Why These Beliefs Still Matter

It would be easy to treat all of this as quaint folklore. But something would be missed in doing so.

Italian superstitions are not relics of ignorance. They are forms of cultural memory — ways of paying attention, of acknowledging that fortune is uncertain, of caring for the people you love in the only language available. The grandmother who tucks a cornicello into her granddaughter’s bag is not confused about the laws of physics.
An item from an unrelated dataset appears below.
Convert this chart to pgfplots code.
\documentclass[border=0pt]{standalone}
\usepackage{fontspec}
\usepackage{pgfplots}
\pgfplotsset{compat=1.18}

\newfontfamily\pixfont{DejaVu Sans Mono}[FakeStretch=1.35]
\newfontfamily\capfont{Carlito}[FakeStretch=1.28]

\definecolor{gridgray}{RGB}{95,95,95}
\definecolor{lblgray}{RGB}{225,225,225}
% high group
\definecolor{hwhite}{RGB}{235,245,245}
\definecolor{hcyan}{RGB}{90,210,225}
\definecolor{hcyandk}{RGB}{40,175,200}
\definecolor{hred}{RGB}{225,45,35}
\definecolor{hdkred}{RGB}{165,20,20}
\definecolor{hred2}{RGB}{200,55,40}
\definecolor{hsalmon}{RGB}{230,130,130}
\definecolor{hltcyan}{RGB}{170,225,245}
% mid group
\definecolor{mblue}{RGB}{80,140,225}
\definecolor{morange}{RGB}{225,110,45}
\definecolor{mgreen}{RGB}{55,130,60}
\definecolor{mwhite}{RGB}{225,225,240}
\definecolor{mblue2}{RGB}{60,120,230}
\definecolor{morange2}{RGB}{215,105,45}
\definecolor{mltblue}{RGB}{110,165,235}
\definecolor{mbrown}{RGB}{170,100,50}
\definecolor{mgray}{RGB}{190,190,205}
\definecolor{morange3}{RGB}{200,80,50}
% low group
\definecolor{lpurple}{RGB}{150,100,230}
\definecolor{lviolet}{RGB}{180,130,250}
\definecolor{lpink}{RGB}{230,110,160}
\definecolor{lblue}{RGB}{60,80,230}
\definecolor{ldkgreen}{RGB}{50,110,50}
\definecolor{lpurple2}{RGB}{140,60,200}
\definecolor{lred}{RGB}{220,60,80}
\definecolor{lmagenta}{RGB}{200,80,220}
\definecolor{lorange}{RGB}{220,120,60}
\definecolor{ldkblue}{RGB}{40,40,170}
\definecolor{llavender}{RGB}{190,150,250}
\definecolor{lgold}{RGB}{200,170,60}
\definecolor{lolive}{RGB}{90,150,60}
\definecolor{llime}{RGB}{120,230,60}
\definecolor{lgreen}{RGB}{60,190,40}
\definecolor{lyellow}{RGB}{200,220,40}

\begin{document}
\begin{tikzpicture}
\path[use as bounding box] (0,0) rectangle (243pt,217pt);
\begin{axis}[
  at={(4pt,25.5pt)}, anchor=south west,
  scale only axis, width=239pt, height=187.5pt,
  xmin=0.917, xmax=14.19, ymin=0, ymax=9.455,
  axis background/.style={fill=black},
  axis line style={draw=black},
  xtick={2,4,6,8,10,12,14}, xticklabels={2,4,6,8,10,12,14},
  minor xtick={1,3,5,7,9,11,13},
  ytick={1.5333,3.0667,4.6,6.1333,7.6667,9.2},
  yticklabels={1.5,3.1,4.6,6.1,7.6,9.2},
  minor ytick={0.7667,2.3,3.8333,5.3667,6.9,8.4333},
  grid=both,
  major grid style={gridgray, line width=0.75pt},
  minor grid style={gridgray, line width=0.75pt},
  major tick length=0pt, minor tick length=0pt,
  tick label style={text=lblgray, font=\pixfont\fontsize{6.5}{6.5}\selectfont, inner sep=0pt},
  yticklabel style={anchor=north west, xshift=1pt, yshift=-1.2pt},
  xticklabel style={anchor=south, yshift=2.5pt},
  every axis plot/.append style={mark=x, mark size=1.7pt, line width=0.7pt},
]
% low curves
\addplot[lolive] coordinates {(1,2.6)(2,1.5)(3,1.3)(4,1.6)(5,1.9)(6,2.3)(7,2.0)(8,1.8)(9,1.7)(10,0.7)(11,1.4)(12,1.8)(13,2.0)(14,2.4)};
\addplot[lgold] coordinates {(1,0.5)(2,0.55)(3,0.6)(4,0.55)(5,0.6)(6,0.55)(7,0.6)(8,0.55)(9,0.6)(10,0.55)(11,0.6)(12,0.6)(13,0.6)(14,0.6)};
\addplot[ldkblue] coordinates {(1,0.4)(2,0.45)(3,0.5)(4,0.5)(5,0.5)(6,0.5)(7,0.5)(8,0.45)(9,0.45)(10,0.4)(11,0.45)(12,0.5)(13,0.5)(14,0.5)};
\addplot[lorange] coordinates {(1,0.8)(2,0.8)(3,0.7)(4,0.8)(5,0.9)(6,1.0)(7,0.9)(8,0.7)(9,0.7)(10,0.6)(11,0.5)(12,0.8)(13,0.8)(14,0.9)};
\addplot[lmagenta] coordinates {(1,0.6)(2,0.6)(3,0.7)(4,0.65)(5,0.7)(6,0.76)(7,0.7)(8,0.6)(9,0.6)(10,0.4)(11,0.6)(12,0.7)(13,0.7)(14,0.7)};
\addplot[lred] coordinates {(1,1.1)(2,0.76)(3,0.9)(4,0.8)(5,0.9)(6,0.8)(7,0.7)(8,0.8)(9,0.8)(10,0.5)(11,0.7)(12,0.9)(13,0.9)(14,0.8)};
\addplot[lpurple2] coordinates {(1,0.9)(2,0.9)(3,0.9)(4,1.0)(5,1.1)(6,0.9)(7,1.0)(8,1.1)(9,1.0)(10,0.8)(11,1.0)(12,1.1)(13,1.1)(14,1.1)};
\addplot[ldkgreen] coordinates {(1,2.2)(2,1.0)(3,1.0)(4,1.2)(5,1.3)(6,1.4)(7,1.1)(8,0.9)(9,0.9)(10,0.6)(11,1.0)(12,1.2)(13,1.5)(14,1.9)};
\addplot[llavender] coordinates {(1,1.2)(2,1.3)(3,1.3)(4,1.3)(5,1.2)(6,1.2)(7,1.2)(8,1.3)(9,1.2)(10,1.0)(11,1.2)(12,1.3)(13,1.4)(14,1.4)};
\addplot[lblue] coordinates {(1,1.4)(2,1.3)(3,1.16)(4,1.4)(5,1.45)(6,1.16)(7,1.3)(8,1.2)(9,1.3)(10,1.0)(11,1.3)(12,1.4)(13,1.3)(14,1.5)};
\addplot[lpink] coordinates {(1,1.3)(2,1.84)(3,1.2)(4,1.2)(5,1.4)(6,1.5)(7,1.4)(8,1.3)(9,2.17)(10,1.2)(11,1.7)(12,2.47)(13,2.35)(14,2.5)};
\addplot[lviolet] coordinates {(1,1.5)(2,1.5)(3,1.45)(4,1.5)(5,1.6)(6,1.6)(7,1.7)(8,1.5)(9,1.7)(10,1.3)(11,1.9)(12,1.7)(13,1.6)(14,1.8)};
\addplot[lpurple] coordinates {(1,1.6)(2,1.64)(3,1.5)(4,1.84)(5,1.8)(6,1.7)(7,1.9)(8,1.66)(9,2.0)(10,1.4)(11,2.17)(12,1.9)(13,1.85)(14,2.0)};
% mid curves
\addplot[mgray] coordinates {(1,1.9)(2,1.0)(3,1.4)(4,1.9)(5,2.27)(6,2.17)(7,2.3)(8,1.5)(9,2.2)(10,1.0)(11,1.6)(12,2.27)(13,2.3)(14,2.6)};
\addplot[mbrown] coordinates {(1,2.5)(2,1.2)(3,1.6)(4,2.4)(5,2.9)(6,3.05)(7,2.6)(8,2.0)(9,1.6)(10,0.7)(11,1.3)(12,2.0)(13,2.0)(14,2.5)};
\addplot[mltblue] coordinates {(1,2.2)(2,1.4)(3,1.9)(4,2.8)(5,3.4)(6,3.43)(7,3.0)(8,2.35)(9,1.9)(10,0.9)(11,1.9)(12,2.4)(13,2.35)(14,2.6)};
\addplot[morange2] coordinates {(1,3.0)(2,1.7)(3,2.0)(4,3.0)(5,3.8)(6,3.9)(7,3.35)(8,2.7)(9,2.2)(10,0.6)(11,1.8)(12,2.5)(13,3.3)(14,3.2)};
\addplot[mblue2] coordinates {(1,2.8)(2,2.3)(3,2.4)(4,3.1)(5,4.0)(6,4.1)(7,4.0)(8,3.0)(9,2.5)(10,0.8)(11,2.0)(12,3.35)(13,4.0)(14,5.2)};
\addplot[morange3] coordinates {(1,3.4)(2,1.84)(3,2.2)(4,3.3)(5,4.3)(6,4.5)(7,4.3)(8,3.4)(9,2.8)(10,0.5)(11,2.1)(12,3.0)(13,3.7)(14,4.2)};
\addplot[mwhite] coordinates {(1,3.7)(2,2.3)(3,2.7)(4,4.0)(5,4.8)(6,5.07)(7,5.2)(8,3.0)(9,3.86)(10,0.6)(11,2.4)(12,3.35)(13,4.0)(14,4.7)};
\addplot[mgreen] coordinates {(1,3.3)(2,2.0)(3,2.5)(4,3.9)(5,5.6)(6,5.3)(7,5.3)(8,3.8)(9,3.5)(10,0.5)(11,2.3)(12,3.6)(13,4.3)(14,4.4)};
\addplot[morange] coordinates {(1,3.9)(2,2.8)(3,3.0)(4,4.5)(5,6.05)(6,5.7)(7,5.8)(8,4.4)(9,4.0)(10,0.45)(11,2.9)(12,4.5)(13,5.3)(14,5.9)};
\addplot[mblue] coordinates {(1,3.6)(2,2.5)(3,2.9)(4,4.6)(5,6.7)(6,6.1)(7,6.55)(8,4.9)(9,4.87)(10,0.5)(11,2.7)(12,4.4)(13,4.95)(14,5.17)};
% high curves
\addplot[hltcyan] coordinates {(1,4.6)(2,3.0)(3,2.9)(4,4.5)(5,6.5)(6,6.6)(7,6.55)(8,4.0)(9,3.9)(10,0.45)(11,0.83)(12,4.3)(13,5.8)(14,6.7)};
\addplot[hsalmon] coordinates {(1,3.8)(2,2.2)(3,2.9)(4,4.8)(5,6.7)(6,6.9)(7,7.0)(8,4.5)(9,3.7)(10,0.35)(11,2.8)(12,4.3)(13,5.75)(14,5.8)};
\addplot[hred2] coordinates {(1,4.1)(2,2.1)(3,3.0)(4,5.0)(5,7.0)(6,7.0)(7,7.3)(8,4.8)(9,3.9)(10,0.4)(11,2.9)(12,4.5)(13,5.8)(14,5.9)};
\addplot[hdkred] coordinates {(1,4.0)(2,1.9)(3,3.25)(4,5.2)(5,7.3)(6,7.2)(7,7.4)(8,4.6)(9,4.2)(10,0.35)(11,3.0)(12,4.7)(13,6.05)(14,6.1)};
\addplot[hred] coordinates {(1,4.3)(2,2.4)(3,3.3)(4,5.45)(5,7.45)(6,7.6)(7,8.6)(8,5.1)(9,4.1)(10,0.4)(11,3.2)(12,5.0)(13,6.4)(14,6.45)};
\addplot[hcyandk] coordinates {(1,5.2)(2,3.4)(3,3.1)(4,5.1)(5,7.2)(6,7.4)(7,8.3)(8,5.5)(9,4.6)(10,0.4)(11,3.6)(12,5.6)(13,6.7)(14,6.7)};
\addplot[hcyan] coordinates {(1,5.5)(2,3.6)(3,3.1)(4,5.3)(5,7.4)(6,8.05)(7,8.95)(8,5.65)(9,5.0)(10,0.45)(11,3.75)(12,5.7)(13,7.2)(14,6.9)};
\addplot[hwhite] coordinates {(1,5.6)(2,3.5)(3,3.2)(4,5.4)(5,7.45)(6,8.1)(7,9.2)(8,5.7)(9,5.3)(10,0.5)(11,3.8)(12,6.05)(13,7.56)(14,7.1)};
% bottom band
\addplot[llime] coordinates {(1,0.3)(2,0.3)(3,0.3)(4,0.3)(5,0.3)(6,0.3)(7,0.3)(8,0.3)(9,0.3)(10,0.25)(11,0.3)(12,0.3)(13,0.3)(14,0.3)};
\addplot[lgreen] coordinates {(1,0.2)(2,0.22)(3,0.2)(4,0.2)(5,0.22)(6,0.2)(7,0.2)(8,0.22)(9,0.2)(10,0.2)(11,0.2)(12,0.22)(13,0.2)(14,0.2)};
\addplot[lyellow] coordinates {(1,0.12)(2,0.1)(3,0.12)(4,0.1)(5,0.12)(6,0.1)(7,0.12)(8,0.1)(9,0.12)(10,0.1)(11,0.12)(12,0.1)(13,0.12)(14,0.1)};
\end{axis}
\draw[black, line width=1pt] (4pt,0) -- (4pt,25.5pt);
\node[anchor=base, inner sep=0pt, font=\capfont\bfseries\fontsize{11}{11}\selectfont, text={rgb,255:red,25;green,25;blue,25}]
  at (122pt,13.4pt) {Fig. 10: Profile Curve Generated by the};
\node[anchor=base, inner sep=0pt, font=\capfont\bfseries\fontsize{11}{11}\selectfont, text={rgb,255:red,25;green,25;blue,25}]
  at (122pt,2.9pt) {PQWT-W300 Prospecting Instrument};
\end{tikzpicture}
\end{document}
She is doing what mothers and grandmothers have done in this part of the world for three thousand years.

During the unhurried evening passeggiata in any southern town, you see the quiet evidence of these beliefs — a red horn above a doorway, a gesture made almost unconsciously as someone passes a hearse, the way an old man mutters something under his breath when a child is praised too loudly.

These are not superstitions. They are a way of staying close to each other, and to the fragile, luminous business of being alive.

If you visit lovetovisititaly.com regularly, you’ll find more stories like this — the ones that take you beneath the surface of beautiful Italy, and into the life that makes it worth returning to.

If you find yourself at a market stall in Naples and a shopkeeper presses a small red horn into your hand with a smile, accept it. You’ve just been welcomed into something ancient and ongoing — a tradition that has nothing to do with tourists, and everything to do with the way Italians have always understood the world.